— START DATA SHOWN —
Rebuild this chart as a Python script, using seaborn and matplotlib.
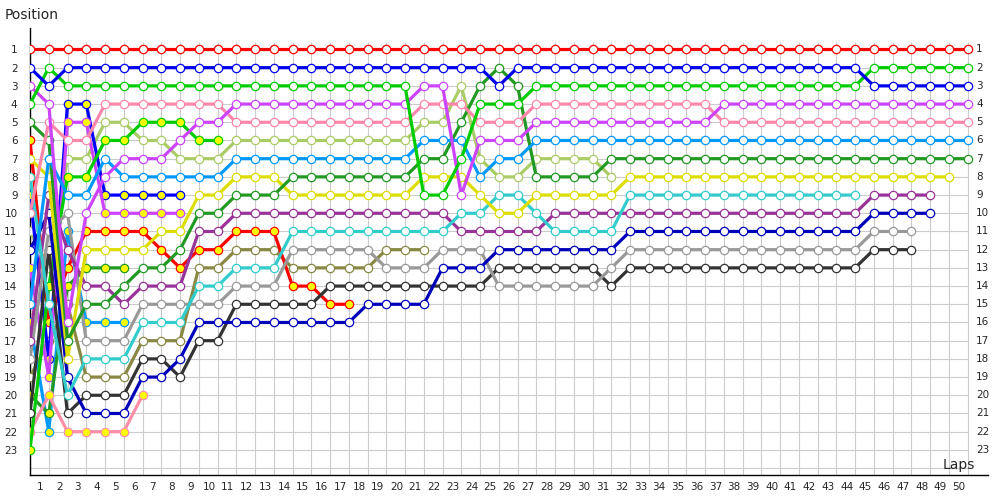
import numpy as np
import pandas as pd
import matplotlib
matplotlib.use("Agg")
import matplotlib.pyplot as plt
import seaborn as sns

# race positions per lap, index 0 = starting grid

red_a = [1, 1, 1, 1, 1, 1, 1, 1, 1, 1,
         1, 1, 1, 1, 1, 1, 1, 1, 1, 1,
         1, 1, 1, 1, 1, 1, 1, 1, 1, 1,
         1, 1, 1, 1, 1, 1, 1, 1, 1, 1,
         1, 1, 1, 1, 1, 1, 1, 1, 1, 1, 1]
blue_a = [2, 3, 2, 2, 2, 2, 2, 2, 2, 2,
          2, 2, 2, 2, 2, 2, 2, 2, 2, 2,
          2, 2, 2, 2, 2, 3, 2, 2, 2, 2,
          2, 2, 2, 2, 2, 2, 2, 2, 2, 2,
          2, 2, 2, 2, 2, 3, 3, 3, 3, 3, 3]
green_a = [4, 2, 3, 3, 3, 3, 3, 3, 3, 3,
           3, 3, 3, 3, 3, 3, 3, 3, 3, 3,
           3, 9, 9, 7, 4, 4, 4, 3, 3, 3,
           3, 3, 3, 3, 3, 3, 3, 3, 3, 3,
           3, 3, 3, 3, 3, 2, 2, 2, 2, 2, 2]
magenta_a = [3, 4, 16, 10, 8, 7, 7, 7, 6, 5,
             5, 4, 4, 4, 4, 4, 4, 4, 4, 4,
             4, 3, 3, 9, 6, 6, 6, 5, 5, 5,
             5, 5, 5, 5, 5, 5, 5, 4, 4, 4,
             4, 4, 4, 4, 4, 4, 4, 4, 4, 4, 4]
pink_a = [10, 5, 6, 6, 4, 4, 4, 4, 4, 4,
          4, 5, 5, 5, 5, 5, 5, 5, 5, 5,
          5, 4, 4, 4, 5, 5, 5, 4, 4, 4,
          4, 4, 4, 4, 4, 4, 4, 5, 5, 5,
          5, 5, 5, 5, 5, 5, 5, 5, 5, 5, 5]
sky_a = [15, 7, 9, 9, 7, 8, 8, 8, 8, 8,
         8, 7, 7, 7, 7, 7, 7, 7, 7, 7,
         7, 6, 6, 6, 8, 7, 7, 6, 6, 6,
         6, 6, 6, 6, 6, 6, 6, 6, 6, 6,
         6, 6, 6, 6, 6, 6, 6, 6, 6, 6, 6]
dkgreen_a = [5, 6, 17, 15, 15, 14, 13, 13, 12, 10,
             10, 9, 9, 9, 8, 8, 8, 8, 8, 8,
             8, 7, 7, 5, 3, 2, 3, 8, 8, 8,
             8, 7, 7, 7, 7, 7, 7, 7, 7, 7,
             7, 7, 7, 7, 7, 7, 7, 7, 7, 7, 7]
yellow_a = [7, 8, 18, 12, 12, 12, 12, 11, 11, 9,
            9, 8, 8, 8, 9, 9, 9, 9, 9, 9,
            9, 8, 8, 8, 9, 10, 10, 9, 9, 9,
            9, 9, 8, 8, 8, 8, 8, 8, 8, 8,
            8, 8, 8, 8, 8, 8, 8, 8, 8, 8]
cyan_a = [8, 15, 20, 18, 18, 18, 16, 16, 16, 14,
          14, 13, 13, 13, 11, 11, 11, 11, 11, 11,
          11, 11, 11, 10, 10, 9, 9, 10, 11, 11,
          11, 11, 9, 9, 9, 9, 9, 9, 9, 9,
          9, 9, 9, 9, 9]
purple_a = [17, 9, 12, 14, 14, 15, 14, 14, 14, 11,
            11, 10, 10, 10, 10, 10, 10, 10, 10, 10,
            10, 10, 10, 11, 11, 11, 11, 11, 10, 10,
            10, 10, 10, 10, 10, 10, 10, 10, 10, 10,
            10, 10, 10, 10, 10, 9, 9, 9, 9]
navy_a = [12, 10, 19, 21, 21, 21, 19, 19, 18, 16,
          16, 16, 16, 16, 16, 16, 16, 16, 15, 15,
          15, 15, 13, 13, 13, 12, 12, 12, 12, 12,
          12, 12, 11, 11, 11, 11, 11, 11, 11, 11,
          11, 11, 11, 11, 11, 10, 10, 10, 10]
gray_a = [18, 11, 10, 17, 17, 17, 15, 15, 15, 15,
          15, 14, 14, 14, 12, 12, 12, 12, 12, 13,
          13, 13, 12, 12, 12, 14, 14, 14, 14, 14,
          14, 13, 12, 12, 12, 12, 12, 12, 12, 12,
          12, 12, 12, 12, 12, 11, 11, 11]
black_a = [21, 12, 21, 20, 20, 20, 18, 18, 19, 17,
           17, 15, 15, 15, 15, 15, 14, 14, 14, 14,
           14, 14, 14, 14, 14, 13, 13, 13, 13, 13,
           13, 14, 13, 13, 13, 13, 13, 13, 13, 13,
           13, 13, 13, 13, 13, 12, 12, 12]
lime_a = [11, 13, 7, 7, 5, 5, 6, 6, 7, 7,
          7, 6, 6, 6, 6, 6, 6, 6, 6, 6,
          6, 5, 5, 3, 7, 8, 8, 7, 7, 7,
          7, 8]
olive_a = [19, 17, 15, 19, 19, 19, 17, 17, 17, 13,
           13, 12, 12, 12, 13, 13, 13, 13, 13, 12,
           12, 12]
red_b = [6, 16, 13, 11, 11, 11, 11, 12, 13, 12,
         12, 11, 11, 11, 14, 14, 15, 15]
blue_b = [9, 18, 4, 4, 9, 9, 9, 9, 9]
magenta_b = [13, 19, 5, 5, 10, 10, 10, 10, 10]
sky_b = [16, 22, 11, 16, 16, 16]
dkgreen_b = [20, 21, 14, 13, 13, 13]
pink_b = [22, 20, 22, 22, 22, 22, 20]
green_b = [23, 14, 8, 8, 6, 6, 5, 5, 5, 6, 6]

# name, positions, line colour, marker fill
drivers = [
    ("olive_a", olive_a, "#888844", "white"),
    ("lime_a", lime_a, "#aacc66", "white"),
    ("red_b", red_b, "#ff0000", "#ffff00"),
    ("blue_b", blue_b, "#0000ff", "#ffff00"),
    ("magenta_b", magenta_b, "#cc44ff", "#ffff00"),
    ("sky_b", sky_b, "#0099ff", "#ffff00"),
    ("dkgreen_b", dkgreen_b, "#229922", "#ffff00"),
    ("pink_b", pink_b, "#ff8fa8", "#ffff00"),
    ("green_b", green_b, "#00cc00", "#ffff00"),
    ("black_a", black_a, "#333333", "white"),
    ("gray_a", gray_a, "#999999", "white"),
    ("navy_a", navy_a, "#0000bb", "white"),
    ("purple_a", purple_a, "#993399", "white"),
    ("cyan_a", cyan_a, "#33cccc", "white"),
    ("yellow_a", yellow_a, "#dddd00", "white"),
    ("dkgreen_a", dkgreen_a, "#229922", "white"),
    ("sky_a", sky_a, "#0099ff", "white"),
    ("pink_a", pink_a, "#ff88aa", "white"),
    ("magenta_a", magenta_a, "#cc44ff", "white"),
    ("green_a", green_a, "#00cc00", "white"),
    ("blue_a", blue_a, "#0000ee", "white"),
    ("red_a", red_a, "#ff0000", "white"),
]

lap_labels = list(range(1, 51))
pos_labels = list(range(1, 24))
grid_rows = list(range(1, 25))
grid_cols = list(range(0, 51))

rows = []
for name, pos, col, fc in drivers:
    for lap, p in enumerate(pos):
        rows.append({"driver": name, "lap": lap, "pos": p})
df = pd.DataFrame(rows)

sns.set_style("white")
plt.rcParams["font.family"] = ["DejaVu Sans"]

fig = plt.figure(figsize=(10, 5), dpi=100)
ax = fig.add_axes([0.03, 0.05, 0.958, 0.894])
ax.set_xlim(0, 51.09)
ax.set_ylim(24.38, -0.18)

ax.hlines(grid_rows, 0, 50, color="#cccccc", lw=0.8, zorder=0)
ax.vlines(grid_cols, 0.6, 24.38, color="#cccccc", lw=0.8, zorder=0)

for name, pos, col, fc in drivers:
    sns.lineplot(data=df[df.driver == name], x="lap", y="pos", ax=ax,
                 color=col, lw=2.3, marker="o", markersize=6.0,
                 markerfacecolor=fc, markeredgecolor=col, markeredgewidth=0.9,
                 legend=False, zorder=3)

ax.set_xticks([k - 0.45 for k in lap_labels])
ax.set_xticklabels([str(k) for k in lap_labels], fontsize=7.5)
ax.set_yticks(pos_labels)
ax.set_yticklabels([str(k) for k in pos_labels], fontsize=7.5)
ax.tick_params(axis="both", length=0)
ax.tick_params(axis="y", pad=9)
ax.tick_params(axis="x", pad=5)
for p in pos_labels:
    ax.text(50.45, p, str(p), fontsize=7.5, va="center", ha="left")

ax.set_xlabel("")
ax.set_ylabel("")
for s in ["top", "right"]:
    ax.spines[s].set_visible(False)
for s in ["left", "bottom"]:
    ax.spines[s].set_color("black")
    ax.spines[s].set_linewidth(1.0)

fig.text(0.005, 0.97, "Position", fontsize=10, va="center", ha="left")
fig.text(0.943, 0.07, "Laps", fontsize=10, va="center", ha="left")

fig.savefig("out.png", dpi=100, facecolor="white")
— END DATA SHOWN —
In the data above, please extract the lines from the first one through the line with "# race positions", exactly, and keep pictures out.

Rebuild this chart as a Python script, using seaborn and matplotlib.
import numpy as np
import pandas as pd
import matplotlib
matplotlib.use("Agg")
import matplotlib.pyplot as plt
import seaborn as sns

# race positions per lap, index 0 = starting grid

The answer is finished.